With mortgage rates at record lows, a trending topic is refinancing and strategies for paying (or not paying) off your mortgage. In today’s show, we highlight some of the pros and cons of the various options for homeowners.
The refi: Refinancing your mortgage can be a great strategy for lowering your interest rate, lowering your monthly payment, and subsequently building equity in your home faster. Some things to consider: closing costs and other fees, how long you plan to be in the home, and what you will do with the extra cash. Use this calculator to determine whether the savings you will realize from refinancing make sense in relation to the fees and the time you plan to remain in the home. We also do not recommend refinancing if you are planning to retire soon or if you have already gone through the refinancing process recently.
Paying off your mortgage early: Paying your mortgage off as quickly as possible is certainly an attractive option for those of us who are averse to debt of any form. However, once you make those house payments, there is no guarantee that you can easily get that money back if you need it. According to Forbes, there are even some lenders that charge a prepayment penalty to those overachieving borrowers. Before piling all of your extra cash into your home, we recommend that you have a sufficient safety net of cash to get you through unforeseen circumstances (such as job loss, etc.). Check Bankrate.com for the best current interest rates for your cash reserves.
Some final notes:
-If you have not thought about refinancing, now is the time to look into it. Consider doing a 30 year rather than a 15 since rates are so low right now. It may be nice to have that flexibility in the future.
-Look into the new HARP 2 program designed to help homeowners who have stayed current on their mortgages but are now underwater. To qualify, your mortgage must must have been sold by June 1, 2009 to either Fannie Mae or Freddie Mac. You must be current for the last 6 months with no more than one missed payment during the last 12 months. Also, you have to own at least 80% of your home’s current value and this must be your first HARP refi.
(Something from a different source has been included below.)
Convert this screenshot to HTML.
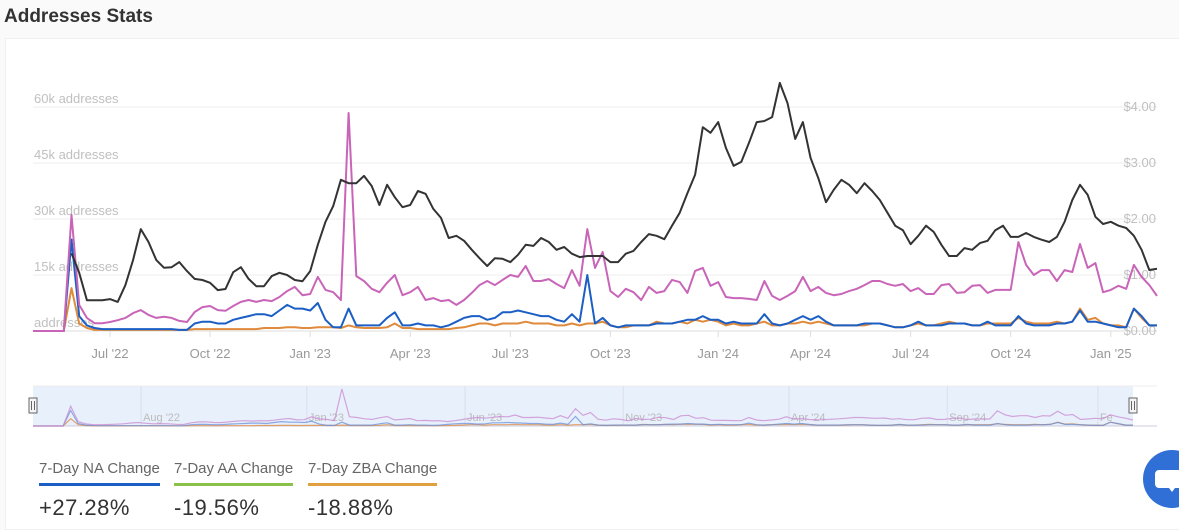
<!DOCTYPE html>
<html><head><meta charset="utf-8"><style>
body{margin:0;width:1179px;height:523px;background:#fafafa;font-family:"Liberation Sans",sans-serif;overflow:hidden;position:relative}
#title{position:absolute;left:4px;top:6px;font-size:19px;font-weight:bold;color:#333}
#card{position:absolute;left:5px;top:38px;width:1174px;height:490px;background:#fff;border:1px solid #f0f0f0}
.stat{position:absolute;top:460px}
.stat .lab{font-size:15px;color:#666;padding-bottom:6px;border-bottom:3px solid}
.stat .val{font-size:22px;color:#333;margin-top:9px;letter-spacing:0.5px}
#chat{position:absolute;left:1143px;top:450px;width:58px;height:58px;border-radius:50%;background:#2f6fd6}
</style></head><body>
<div id="title">Addresses Stats</div>
<div id="card"></div>
<svg id="chart" width="1179" height="523" style="position:absolute;left:0;top:0"></svg>
<div class="stat" style="left:39px"><div class="lab" style="border-color:#1b5fc5">7-Day NA Change</div><div class="val">+27.28%</div></div>
<div class="stat" style="left:174px"><div class="lab" style="border-color:#8bc04a">7-Day AA Change</div><div class="val">-19.56%</div></div>
<div class="stat" style="left:308px"><div class="lab" style="border-color:#e0a040">7-Day ZBA Change</div><div class="val">-18.88%</div></div>
<div id="chat"><svg width="58" height="58"><path d="M16 20 h26 a4 4 0 0 1 4 4 v10 a4 4 0 0 1 -4 4 h-10 l-3 4 l-3 -4 h-10 a4 4 0 0 1 -4 -4 v-10 a4 4 0 0 1 4 -4z" fill="#fff"/></svg></div>
<script>
const leadZeros=[0,0,0,0,0];
const price=[1.39,1.04,.55,.55,.55,.57,.52,.82,1.27,1.82,
1.59,1.27,1.13,1.14,1.23,1.07,.93,.91,.86,.73,
.75,1.05,1.14,.93,.80,.80,.98,1.04,1.0,.91,
.89,1.07,1.54,1.95,2.23,2.70,2.64,2.64,2.77,2.59,
2.25,2.61,2.39,2.21,2.25,2.50,2.45,2.18,2.02,1.66,
1.70,1.61,1.45,1.30,1.16,1.30,1.29,1.23,1.36,1.54,
1.52,1.66,1.59,1.45,1.50,1.38,1.32,1.34,1.34,1.34,
1.23,1.23,1.38,1.43,1.59,1.73,1.70,1.64,1.88,2.11,
2.46,2.79,3.64,3.54,3.73,3.27,2.95,3.02,3.36,3.73,
3.75,3.82,4.43,4.07,3.43,3.73,3.09,2.73,2.30,2.52,
2.70,2.61,2.46,2.64,2.50,2.34,2.11,1.88,1.80,1.55,
1.70,1.88,1.77,1.54,1.34,1.34,1.48,1.45,1.57,1.61,
1.80,1.88,1.68,1.68,1.75,1.68,1.63,1.59,1.68,1.95,
2.34,2.61,2.43,2.04,1.91,1.95,1.88,1.84,1.70,1.45,
1.09,1.11];
const activeK=[31.1,7.0,3.5,2.1,2.1,2.4,2.9,3.5,4.8,5.6,
4.3,3.5,3.8,3.5,2.7,2.4,5.1,6.4,6.7,5.6,
5.4,6.7,7.8,8.3,7.8,8.3,8.0,9.1,10.7,11.8,
9.6,9.9,14.5,11.0,10.4,8.3,58.4,14.7,13.4,11.3,
10.4,12.9,15.0,9.6,10.4,11.8,8.3,8.8,8.0,8.3,
7.0,8.3,10.2,12.3,13.4,12.3,13.7,15.0,14.5,17.4,
13.4,13.4,13.9,12.6,11.5,16.3,12.1,27.3,16.9,21.2,
10.7,9.1,11.3,10.4,8.3,11.8,10.2,10.7,13.7,13.1,
10.2,16.1,16.9,12.1,13.1,9.1,8.8,8.8,8.6,8.3,
13.4,9.4,8.3,9.4,10.7,14.5,10.7,11.8,10.2,9.6,
9.9,10.7,11.3,12.3,13.4,13.4,12.6,12.1,12.6,10.7,
11.5,9.9,9.9,12.3,12.6,10.2,10.4,12.1,12.3,10.2,
11.0,11.0,11.0,23.8,17.7,15.0,16.3,16.3,13.4,16.3,
15.8,23.3,16.9,18.2,10.4,11.0,12.1,11.3,17.7,14.5,
12.3,9.4];
const newK=[24.5,4,1.5,0.8,0.5,0.5,0.5,0.5,0.5,0.5,
0.5,0.5,0.5,0.5,0.3,0.3,2,2.5,2.5,2,
2,3,3.5,4,4.5,4.5,4,5.5,7,6,
6,5.5,7.5,3,1,1,6,1.5,1.5,1.5,
1.5,3.5,5,1.5,1.5,2,1.5,1.5,1,1.5,
2.5,3.5,4,4,3,3.5,5,5,5.5,5,
4.5,4,4,3,2.5,4.5,2.5,15,2,3.5,
1.5,1,1.5,1.5,1.5,1.5,2,2,2,2.5,
3,3,4,3,3,2,2.5,2,2,2,
4.5,2,1.5,2,3,4,3,4,2.5,1.5,
1.5,1.5,1.5,2,2,2,1.5,1,1,1.5,
2.5,1.5,1.5,1.5,2,2,2,1.5,1.5,2.5,
1.5,1.5,1.5,4,2,1.5,1.5,1.5,2,2,
2.5,5.5,2.5,2.5,2,1.5,1,1,6,4,
1.5,1.5];
const zeroK=[11.5,2,0.8,0.3,0.3,0.3,0.3,0.3,0.3,0.3,
0.3,0.3,0.3,0.3,0.3,0.3,0.5,0.5,0.5,0.5,
0.5,0.5,0.5,0.5,0.5,0.8,0.8,0.8,1,1,
0.8,0.8,1,1,1,0.8,1.5,1,0.8,0.8,
0.8,1,2,0.8,0.8,0.5,0.5,0.5,0.5,0.5,
0.8,1,1.5,2,2,1.5,2,2,2,2.5,
2,2,2,1.5,1.5,2,1.5,2,2,2.5,
1.5,1,1,1.5,1.5,1.5,2.5,2,2,2.5,
2,3,2.5,3,2.5,1.5,2,1.5,1.5,2,
2.5,1.5,1.5,2,2,2.5,2,2.5,2,1.5,
1.5,1.5,1.5,1.5,2,2,1.5,1,1,1.5,
2,1.5,1.5,2,2.5,2,2,1.5,1.5,2,
2,2,2,3.5,2.5,2,2,2,2.5,2,
2.5,6,3,3.5,2,1.5,1.5,1,6,3.5,
1.5,1.5];
const leftTicks=[0,15,30,45,60];
const leftLabels=["addresses","15k addresses","30k addresses","45k addresses","60k addresses"];
const rightTicks=[0,1,2,3,4];
const rightLabels=["$0.00","$1.00","$2.00","$3.00","$4.00"];
const xTickIdx=[10,23,36,49,62,75,89,101,114,127,140];
const xTickLabels=["Jul '22","Oct '22","Jan '23","Apr '23","Jul '23","Oct '23","Jan '24","Apr '24","Jul '24","Oct '24","Jan '25"];
const navTickIdx=[17,39,60,81,103,124,144];
const navTickLabels=["Aug '22","Jan '23","Jun '23","Nov '23","Apr '24","Sep '24","Fe"];

const svg=document.getElementById('chart');const NS='http://www.w3.org/2000/svg';
function el(t,a,p){const e=document.createElementNS(NS,t);for(const k in a)e.setAttribute(k,a[k]);(p||svg).appendChild(e);return e;}
const P=[...leadZeros.map(()=>null),...price],A=[...leadZeros,...activeK],N=[...leadZeros,...newK],Z=[...leadZeros,...zeroK];
const n=A.length,x0=33,x1=1157,y0=331,y1=107;
const xs=i=>x0+i*(x1-x0)/(n-1);
const yL=v=>y0-v/60*(y0-y1);
const yR=v=>y0-v/4*(y0-y1);
leftTicks.forEach((t,i)=>{
 const g=el('line',{x1:x0,x2:x1,y1:yL(t),y2:yL(t),stroke:i?'#eee':'#ddd'});
 
 const tx=el('text',{x:34,y:yL(t)-4,fill:'#c0c0c0','font-size':13});tx.textContent=leftLabels[i];
 
});
rightTicks.forEach((t,i)=>{
 const tx=el('text',{x:1156,y:yR(t)+4,fill:'#c0c0c0','font-size':13,'text-anchor':'end'});tx.textContent=rightLabels[i];
 
});
xTickIdx.forEach((d,i)=>{
 el('line',{x1:xs(d),x2:xs(d),y1:y0,y2:y0+6,stroke:'#ddd'});
 const tx=el('text',{x:xs(d),y:358,fill:'#999','font-size':13,'text-anchor':'middle'});tx.textContent=xTickLabels[i];
 
});
function line(arr,fy,col,w,name,g){let d='',started=false;arr.forEach((v,i)=>{if(v===null)return;d+=(started?'L':'M')+xs(i).toFixed(1)+' '+fy(v).toFixed(1);started=true;});
 const p=el('path',{d:d,fill:'none',stroke:col,'stroke-width':w,'stroke-linejoin':'round'},g);
 return p;}
line(Z,yL,'#e08a3c',2,'zero-balance-line');
line(N,yL,'#1b5fc5',2,'new-addresses-line');
line(A,yL,'#c965b8',2,'active-addresses-line');
line(P,yR,'#333',2,'price-line');
// navigator
const ny0=426,ny1=386,nx1=1133;
const nav=el('rect',{x:x0,y:ny1,width:nx1-x0,height:ny0-ny1,fill:'#e8f0fc'});

el('line',{x1:x0,x2:1157,y1:ny0,y2:ny0,stroke:'#ccd'});
el('line',{x1:x0,x2:1157,y1:ny1,y2:ny1,stroke:'#eee'});
const nxs=i=>x0+i*(nx1-x0)/(n-1);
navTickIdx.forEach((d,i)=>{
 el('line',{x1:nxs(d)-20,x2:nxs(d)-20,y1:ny1,y2:ny0,stroke:'#dde'});
 const tx=el('text',{x:nxs(d)-18,y:421,fill:'#bbb','font-size':11});tx.textContent=navTickLabels[i];
 
});
const ny=v=>ny0-v/60*38;
function nline(arr,col,name){const d=arr.map((v,i)=>(i?'L':'M')+nxs(i).toFixed(1)+' '+ny(v).toFixed(1)).join('');
 const p=el('path',{d:d,fill:'none',stroke:col,'stroke-width':1.2,opacity:.75});
 }
nline(Z,'#e08a3c','navigator-zero-line');nline(N,'#6a8fd8','navigator-new-line');nline(A,'#c98ad0','navigator-active-line');
[x0,nx1].forEach((hx,i)=>{
 const h=el('rect',{x:hx-4,y:398,width:8,height:15,fill:'#f4f4f4',stroke:'#666'});
 
 el('line',{x1:hx-1.5,x2:hx-1.5,y1:401,y2:410,stroke:'#666'});el('line',{x1:hx+1.5,x2:hx+1.5,y1:401,y2:410,stroke:'#666'});
});
</script>
</body></html>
-The FHA has a streamlined refinancing program that can lower your interest rate with minimal hassle – no verification of income or employment, no credit check or appraisal of your home.
Please share any of your experiences with refinancing below or on our Facebook page. Have a great weekend, everyone!
Hey Brian and Bo,
I just listened to the podcast. I know that you were noting that GMAC “renamed” themselves. Are you aware that the “renaming” is a result of them filing for bankruptcy? My sister has her mortgage with them, and she received her notice that they declared bankruptcy.
Also, she is someone who had been trying to take advantage of the TARP monies and other programs that are available to homeowners underwater. GMAC has provided four seperate options for her – three of those options were going to require her to pay MORE than her current payment and the other was a reduction of $35/month. She’s done a lot of investigation into them as a result of her situation, and apparently they pretty sketchy. She knows that since they have “offered” her a new payment oiption (technically, though asking her to pay more is really the intent of HAMP or the other programs) it has been reported to the Fed Gov’t each time. Thus they appear to be doing the right thing, but that is only because banks have to report modifications “offered.” The change in payment isn’t required to be reported, so the fact that the “modification” requires borrowers to pay more never gets reported.
Also, her lawyer has been in touch with them to get their formula for making modifications. They refuse to provide a formula, and seeing as each modification has been different despite the facts, income, etc. not changing implies that they have no formula (which they are supposed to).
That type of behavior isn’t usually limited to one department, so you have to think that the rest of their departments are probably acting in similar fashion.
Anyway, just wanted to point out that GMAC is less than reputable and in bankruptcy since you noted them by name in your podcast.
Stephen
Hi Brian,
Great show as always. During the episode you mentioned that you feel people should be saving 15% to 20% of their gross income. Do you include or exclude employer contributions to retirement accounts when making this calculation.
Thanks
Gerry,
Great question! The answer depends on how much of a ‘super saver’ you want to be. I advise people to try to get to that 15% – 20% without the employer contributions. If, however, you need that little bump to get you to that threshold, you’re still doing great!
Brian
Brian,
Enjoyed your podcast on mortgage refinancing. You mentioned that you might put the apples-to-apples breakeven calculator on the website. We’re about to refi and that would sure be helpful. Thanks.